Именно Мохсин все четыре года после смерти Клары подталкивал меня к тому, чтобы я снова стал с кем-нибудь встречаться. Предупреждал, что очень легко попасть в ловушку комфортного одиночества, что с ним часто и происходит. Сначала я отмахивался от его советов, мне было больно даже думать о сексе с другой женщиной. Я чувствовал, что это неправильно, что это предательство. Что это чужеродно.

«Боюсь, это просто вопрос времени», – сказали мне тем спокойным тоном, каким разговаривают с лежачими больными. Врач избегал взгляда моих покрасневших глаз. Две недели спустя ее унес рак.

Одинокий и сломленный, я закрыл ее мертвые глаза. Прикрыл ее исхудавшее, похожее на скелет тело. Тело, измученное болью.

Поверженный беспомощностью, я тогда был полон ненависти – к врачам; к медсестрам; к человеку, мывшему застланный бледным линолеумом пол в палате в тот день, когда ее не стало; к молодой женщине, которая, разговаривая по телефону, столкнулась со мной; к владельцам местных магазинов, знавшим, что я алкоголик, и отказывавшим мне в виски, в котором я стремился утопить свою тоску; к входной двери с ее дурацким замком; к звуку, который она издала, когда закрылась; к миру. Я ненавидел весь этот чертов мир и всех живущих в нем.

Мохсин смотрит поверх меню.

– Ну, как дела? Как новая пациентка – Алекса?

Я киваю.

– Хорошо. Я все еще перевариваю первый сеанс и те сведения, что она указала в анкетах. Есть большой прогресс.

– Вылезло что-нибудь необычное?

Я задумываюсь на мгновение.

– Она боится воздушных шариков.

– Глобофобия.

– У этого есть название?

– В наши дни название есть у большинства вещей и явлений.
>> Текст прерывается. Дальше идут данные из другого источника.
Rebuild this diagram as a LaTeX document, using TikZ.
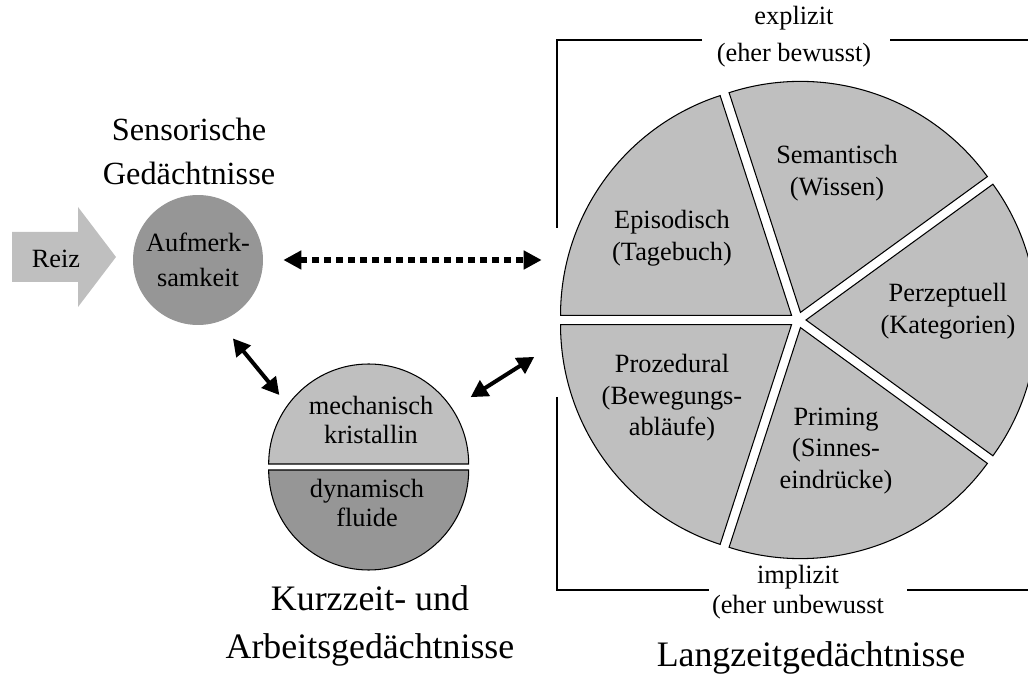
\documentclass[tikz,border=0pt]{standalone}
\usepackage{fontspec}
\setmainfont{Liberation Serif}
\usetikzlibrary{arrows.meta}
\definecolor{lightgrey}{gray}{0.75}
\definecolor{darkgrey}{gray}{0.59}

\begin{document}
\begin{tikzpicture}[x=0.02cm, y=0.02cm,
    memtext/.style={align=center, font=\fontsize{15}{18}\selectfont},
    title/.style={align=center, font=\fontsize{20.4}{27}\selectfont},
    slice/.style={fill=lightgrey, draw=black, line width=0.6pt},
    bracket/.style={draw=black, line width=0.6pt},
    twoway/.style={{Triangle[length=0.34cm, width=0.36cm]}-{Triangle[length=0.34cm, width=0.36cm]}, line width=0.08cm},
    dotway/.style={{Triangle[length=0.36cm, width=0.36cm]}-{Triangle[length=0.36cm, width=0.36cm]}, line width=0.12cm, dash pattern=on 0.13cm off 0.11cm}]
    \useasboundingbox (0,0) rectangle (1028,673);

    % Reiz
    \fill[lightgrey] (12,441) -- (78,441) -- (78,466) -- (116,416) -- (78,366) -- (78,391) -- (12,391) -- cycle;
    \node[memtext] (reiz) at (56,414) {Reiz};

    \node[circle, fill=darkgrey, minimum size=2.6cm, inner sep=0pt, memtext, font=\fontsize{15}{20}\selectfont] (aufm) at (198,413) {Aufmerk-\\samkeit};
    \node[title, font=\fontsize{18.4}{25}\selectfont] (sens) at (189,522) {Sensorische\\Gedächtnisse};

    % Kurzzeit
    \node[circle, minimum size=4cm, inner sep=0pt] (stm) at (369,206) {};
    \filldraw[slice] ([yshift=0.06cm]stm.west) arc[start angle=180, end angle=0, radius=100] -- cycle;
    \filldraw[slice, fill=darkgrey] ([yshift=-0.06cm]stm.west) arc[start angle=180, end angle=360, radius=100] -- cycle;
    \node[memtext, font=\fontsize{15}{17}\selectfont] (mech) at (371,253) {mechanisch\\kristallin};
    \node[memtext, font=\fontsize{15}{16}\selectfont] (dyn) at (367,170) {dynamisch\\fluide};
    \node[title] (kzg) at (370,47) {Kurzzeit- und\\Arbeitsgedächtnisse};

    % Langzeit
    \coordinate (pie) at (798,353);
    \node[circle, minimum size=9.56cm, inner sep=0pt] (ltm) at (pie) {};
    \foreach \ang in {0,72,144,216,288}
        \filldraw[slice] (pie) ++(\ang:8) -- ++(\ang-36:231) arc[start angle=\ang-36, end angle=\ang+36, radius=231] -- cycle;
    \node[memtext] (episodisch) at (672,435) {Episodisch\\(Tagebuch)};
    \node[memtext] (semantisch) at (837,500) {Semantisch\\(Wissen)};
    \node[memtext] (perzeptuell) at (948,362) {Perzeptuell\\(Kategorien)};
    \node[memtext] (prozedural) at (672,275) {Prozedural\\(Bewegungs-\\abläufe)};
    \node[memtext] (priming) at (836,222) {Priming\\(Sinnes-\\eindrücke)};

    \node[memtext, font=\fontsize{15}{21}\selectfont] (explizit) at (794,636) {explizit\\(eher bewusst)};
    \node[memtext, font=\fontsize{15}{17}\selectfont] (implizit) at (798,81) {implizit\\(eher unbewusst};
    \draw[bracket] (702,633) -- (557,633) -- (557,445);
    \draw[bracket] (557,276) -- (557,83) -- (709,83);
    \draw[bracket] (890,633) -- (1028,633);
    \draw[bracket] (907,83) -- (1028,83);
    \node[title] (lzg) at (811,15) {Langzeitgedächtnisse};

    % Verbindungen
    \draw[dotway, shorten <=0.4cm, shorten >=0.34cm] (aufm.east) -- (aufm.east -| ltm.west);
    \draw[twoway, shorten <=0.43cm, shorten >=0.3cm] (aufm.-71) -- (stm.143);
    \draw[twoway, shorten <=0.46cm, shorten >=0.6cm] (stm.35) -- (ltm.185);
\end{tikzpicture}
\end{document}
А чего конкретно: думать о них, видеть их или прикасаться к ним?

– Не знаю, – озадаченно говорю я. – Она так написала в анкете.
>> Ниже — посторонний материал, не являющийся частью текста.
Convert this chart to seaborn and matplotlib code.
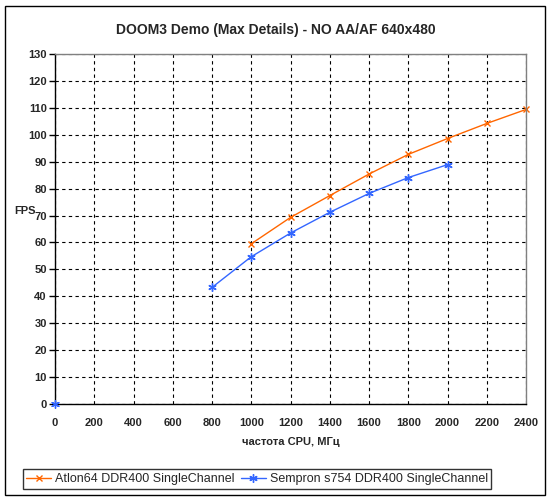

– У большинства фобий симптомы зависят от источника страха.

– Ну, источником мог бы быть ее отец.

– Ясно.

– Я тут думаю, какое лечение было бы самым эффективным, если брать в расчет то, что он бросил ее, – говорю я.

– Границы и последовательность.

– А если у нее нет ДРЛ? – спрашиваю я.

– Тогда твоя задача – не дать ей зря потерять время.
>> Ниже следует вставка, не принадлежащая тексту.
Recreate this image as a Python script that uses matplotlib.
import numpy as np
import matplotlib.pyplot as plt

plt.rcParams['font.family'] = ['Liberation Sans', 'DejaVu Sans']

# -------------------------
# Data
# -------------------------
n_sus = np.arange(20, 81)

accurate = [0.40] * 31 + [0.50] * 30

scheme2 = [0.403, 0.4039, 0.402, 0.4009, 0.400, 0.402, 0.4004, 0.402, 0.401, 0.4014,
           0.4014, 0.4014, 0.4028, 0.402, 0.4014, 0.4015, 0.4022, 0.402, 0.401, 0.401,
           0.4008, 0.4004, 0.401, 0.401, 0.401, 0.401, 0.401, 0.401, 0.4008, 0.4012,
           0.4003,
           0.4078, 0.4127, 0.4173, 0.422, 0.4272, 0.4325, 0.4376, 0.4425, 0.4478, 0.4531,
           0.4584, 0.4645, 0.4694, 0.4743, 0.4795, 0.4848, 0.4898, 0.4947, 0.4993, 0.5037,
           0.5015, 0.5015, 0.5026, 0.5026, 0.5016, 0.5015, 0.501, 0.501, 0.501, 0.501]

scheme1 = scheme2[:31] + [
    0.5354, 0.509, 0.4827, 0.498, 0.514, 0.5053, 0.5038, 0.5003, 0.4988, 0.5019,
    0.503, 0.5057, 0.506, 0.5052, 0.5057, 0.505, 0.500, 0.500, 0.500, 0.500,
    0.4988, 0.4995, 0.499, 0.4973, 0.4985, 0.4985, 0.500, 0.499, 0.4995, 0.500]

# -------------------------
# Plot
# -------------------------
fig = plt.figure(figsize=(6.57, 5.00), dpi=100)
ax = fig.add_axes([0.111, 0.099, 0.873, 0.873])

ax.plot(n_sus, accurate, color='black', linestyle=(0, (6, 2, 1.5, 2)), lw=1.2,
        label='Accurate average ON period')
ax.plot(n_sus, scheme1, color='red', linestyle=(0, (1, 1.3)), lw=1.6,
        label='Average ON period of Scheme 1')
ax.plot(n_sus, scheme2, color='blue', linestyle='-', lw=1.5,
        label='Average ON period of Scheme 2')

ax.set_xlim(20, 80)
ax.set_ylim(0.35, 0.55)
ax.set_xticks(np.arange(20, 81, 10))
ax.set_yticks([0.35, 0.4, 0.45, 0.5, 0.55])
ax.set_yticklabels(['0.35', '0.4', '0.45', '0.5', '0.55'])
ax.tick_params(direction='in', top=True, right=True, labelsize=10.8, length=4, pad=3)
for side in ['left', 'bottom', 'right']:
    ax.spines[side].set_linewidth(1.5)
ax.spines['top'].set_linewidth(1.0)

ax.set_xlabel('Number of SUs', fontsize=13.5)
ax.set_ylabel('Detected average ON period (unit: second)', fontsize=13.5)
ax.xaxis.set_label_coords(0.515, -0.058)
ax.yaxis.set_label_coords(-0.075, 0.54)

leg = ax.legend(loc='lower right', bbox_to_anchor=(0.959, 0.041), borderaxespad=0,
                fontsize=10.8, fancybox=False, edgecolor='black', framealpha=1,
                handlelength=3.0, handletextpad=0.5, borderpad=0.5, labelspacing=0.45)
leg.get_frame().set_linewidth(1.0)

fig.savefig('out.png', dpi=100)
– Я предполагал, что ты это скажешь.

– В противном случае она начнет выключаться и окажется в большой опасности. Не исключено, что она уже сейчас теряет время из-за того, что не может вспомнить свои действия. Ты говорил, что у нее ограниченная память.

– Верно.

– В зависимости от того, насколько диссоциировано ее сознание, личности могут действовать до такой степени автономно, что пациент не знает, кто управляет его телом. Может быть так, что Алекса, хозяйка, тоже будет выключаться.

Я киваю, обдумывая его слова. Расщепленная личность. Как получается, что диссоциация настолько эффективна, что мешает человеку почувствовать – или даже вспомнить, – что в нем действует альтернативная личность, которую психиатры обозначают термином ВНЛ (внешне нормальная личность)? Но одна пациентка, Руби, кажется, ее звали, как-то сказала:

«В личности, которая не чувствует, ничего «нормального» нет. Это все равно что позволить неконтактному автопилоту управлять тобой в течение дня».

Руби постоянно увольняли с работы. Она не помнила о том, что ее уволили, что ее письменный стол пуст, а личные вещи собраны. По телефону или в письменной форме ей сообщали, что ее вспыльчивое или оскорбительное поведение неприемлемо и что ее контракт аннулирован. Позже мы обнаружили, что личность, доводившая ее до увольнения, была создана ею в подростковом возрасте. Это была озлобленная и деструктивная личность, которая не задумываясь бросала об стену стакан или стул или билась об стену сама.

Я отгоняю воспоминание.

– Я сообщу тебе, как идут дела. Ну а теперь расскажи, как ты поживаешь, – прошу я.

Мохсин вздыхает.

– Меня загоняли как собаку, – говорит он. – Мне нужен отпуск.

– Когда ты в последний раз был в отпуске?

– В январе. Помнишь, катался на лыжах?

– Я помню, что это был не отпуск. Ты вернулся страшно вымотанным.

– В тот отпуск Сесилия, или это была Корделия, оказалась очень энергичной. – Он отводит взгляд. И превращается в мечтательного школьника, одетого по-взрослому.

– Вверх и вниз по склонам, если я правильно помню, – говорю я. – Да, кстати, то была Сесилия.